VACUUM ULTRAVIOLET SPECTROSCOPY AND CHEMISTRY BY PHOTOIONIZATION AND PHOTOELECTRON METHODS

Abstract

▪ Abstract  The recent developments of vacuum ultraviolet (VUV) laser and third generation synchrotron radiation sources, together with the introduction of pulsed field ionization (PFI) schemes for photoion-photoelectron detection, have had a profound impact on the field of VUV spectroscopy and chemistry. Owing to the mediation of near-resonant autoionizing states, rovibronic states of ions with negligible Franck-Condon factors for direct photoionization can be examined by VUV-PFI measurements with rotational resolutions. The VUV-PFI spectra thus obtained have provided definitive ionization energies (IEs) for many small molecules.

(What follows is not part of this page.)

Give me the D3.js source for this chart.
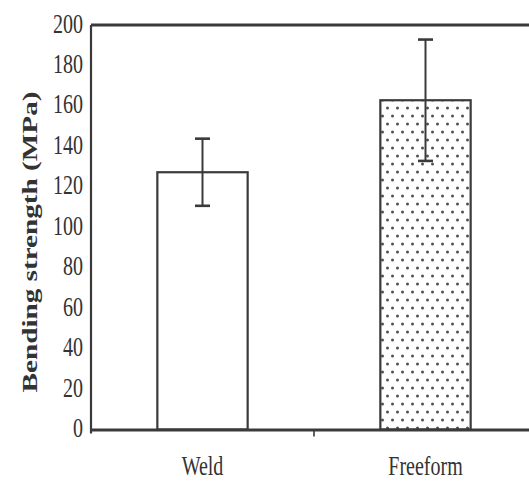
<!DOCTYPE html>
<html>
<head>
<meta charset="utf-8">
<script src="https://cdn.jsdelivr.net/npm/d3@7"></script>
<style>
	body { margin: 0; background: #fff; }
	text { font-family: "Liberation Serif", "Times New Roman", serif; fill: #333; }
</style>
</head>
<body>
<svg id="chart" width="529" height="481"></svg>
<script>
const categories = ['Weld', 'Freeform']
const strength = [127.2, 162.8]
const errorBar = [16.6, 30]
const yTicks = [0, 20, 40, 60, 80, 100, 120, 140, 160, 180, 200]

// picture is stretched vertically, text gets the same stretch
const stretch = 1.39
const ink = '#3a3a3a'

const svg = d3.select('#chart')
const margin = {top: 25, left: 91, bottom: 51.5}
const height = +svg.attr('height')

const xScale = d3.scaleBand()
	.domain(categories)
	.range([margin.left, 537])

const yScale = d3.scaleLinear()
	.domain([0, 200])
	.range([height - margin.bottom, margin.top])

const barWidth = xScale.bandwidth() * 0.405

const defs = svg.append('defs')
const dots = defs.append('pattern')
	.attr('id', 'dots')
	.attr('patternUnits', 'userSpaceOnUse')
	.attr('width', 10)
	.attr('height', 16)
dots.append('rect').attr('width', 10).attr('height', 16).attr('fill', '#fff')
dots.append('circle').attr('cx', 2.5).attr('cy', 4).attr('r', 1.5).attr('fill', '#505050')
dots.append('circle').attr('cx', 7.5).attr('cy', 12).attr('r', 1.5).attr('fill', '#505050')

// bars
svg.append('g')
	.selectAll('rect')
	.data(categories)
	.enter().append('rect')
	.attr('x', d => xScale(d) + xScale.bandwidth() / 2 - barWidth / 2)
	.attr('y', (d, i) => yScale(strength[i]))
	.attr('width', barWidth)
	.attr('height', (d, i) => yScale(0) - yScale(strength[i]))
	.attr('fill', (d, i) => i == 0 ? '#fff' : 'url(#dots)')
	.attr('stroke', ink)
	.attr('stroke-width', 2.2)

// error bars
const errs = svg.append('g')
	.selectAll('g')
	.data(categories)
	.enter().append('g')
	.attr('stroke', ink)

errs.append('line')
	.attr('x1', d => xScale(d) + xScale.bandwidth() / 2)
	.attr('x2', d => xScale(d) + xScale.bandwidth() / 2)
	.attr('y1', (d, i) => yScale(strength[i] + errorBar[i]))
	.attr('y2', (d, i) => yScale(strength[i] - errorBar[i]))
	.attr('stroke-width', 2)

errs.selectAll('.cap')
	.data((d, i) => [[d, strength[i] + errorBar[i]], [d, strength[i] - errorBar[i]]])
	.enter().append('line')
	.attr('class', 'cap')
	.attr('x1', d => xScale(d[0]) + xScale.bandwidth() / 2 - 7.5)
	.attr('x2', d => xScale(d[0]) + xScale.bandwidth() / 2 + 7.5)
	.attr('y1', d => yScale(d[1]))
	.attr('y2', d => yScale(d[1]))
	.attr('stroke-width', 2.6)

// frame: top line, left axis, bottom axis
svg.append('line')
	.attr('x1', margin.left).attr('x2', 537)
	.attr('y1', yScale(200)).attr('y2', yScale(200))
	.attr('stroke', ink).attr('stroke-width', 2.8)

const yAxis = d3.axisLeft(yScale)
	.tickValues(yTicks)
	.tickSize(0)
	.tickPadding(8)

const yAxisData = svg.append('g')
	.attr('transform', `translate(${margin.left}, 0)`)
	.call(yAxis)

yAxisData.select('.domain').remove()
yAxisData.append('line')
	.attr('y1', yScale(200)).attr('y2', yScale(0) + 4)
	.attr('stroke', ink).attr('stroke-width', 2.2)

yAxisData.selectAll('text')
	.attr('x', null)
	.attr('dy', null)
	.attr('transform', `translate(-8, 7) scale(1, ${stretch})`)
	.style('font-size', '20px')
	.attr('fill', '#333')

const xAxis = d3.axisBottom(xScale)
	.tickSize(0)
	.tickPadding(0)

const xAxisData = svg.append('g')
	.attr('transform', `translate(0, ${yScale(0)})`)
	.call(xAxis)

xAxisData.select('.domain')
	.attr('stroke', ink)
	.attr('stroke-width', 2.8)

// small ticks between the categories
xAxisData.selectAll('.divider')
	.data(xScale.domain().slice(1))
	.enter().append('line')
	.attr('class', 'divider')
	.attr('x1', d => xScale(d)).attr('x2', d => xScale(d))
	.attr('y1', 0).attr('y2', 7)
	.attr('stroke', ink).attr('stroke-width', 1.6)

xAxisData.selectAll('.tick text')
	.attr('y', null)
	.attr('dy', null)
	.attr('transform', `translate(0, 45) scale(1, ${stretch})`)
	.style('font-size', '20px')
	.attr('fill', '#333')

svg.append('text')
	.text('Bending strength (MPa)')
	.attr('text-anchor', 'middle')
	.attr('transform', `translate(37, 242) scale(1, ${stretch}) rotate(-90)`)
	.style('font-size', '21px')
	.style('font-weight', 'bold')
</script>
</body>
</html>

The recent synchrotron-based PFI-photoelectron-photoion coincidence experiments have demonstrated that dissociative photoionization thresholds for a range of molecules can be determined to the same precision as in PFI-photoelectron measurements. Combining appropriate dissociation thresholds and IEs measured in PFI studies, thermochemical data for many neutrals and cations can be determined with unprecedented precision. The further development of two-color excitation-ionization schemes promises to expand the scope of spectroscopic and chemical applications using the photoionization-photoelectron method.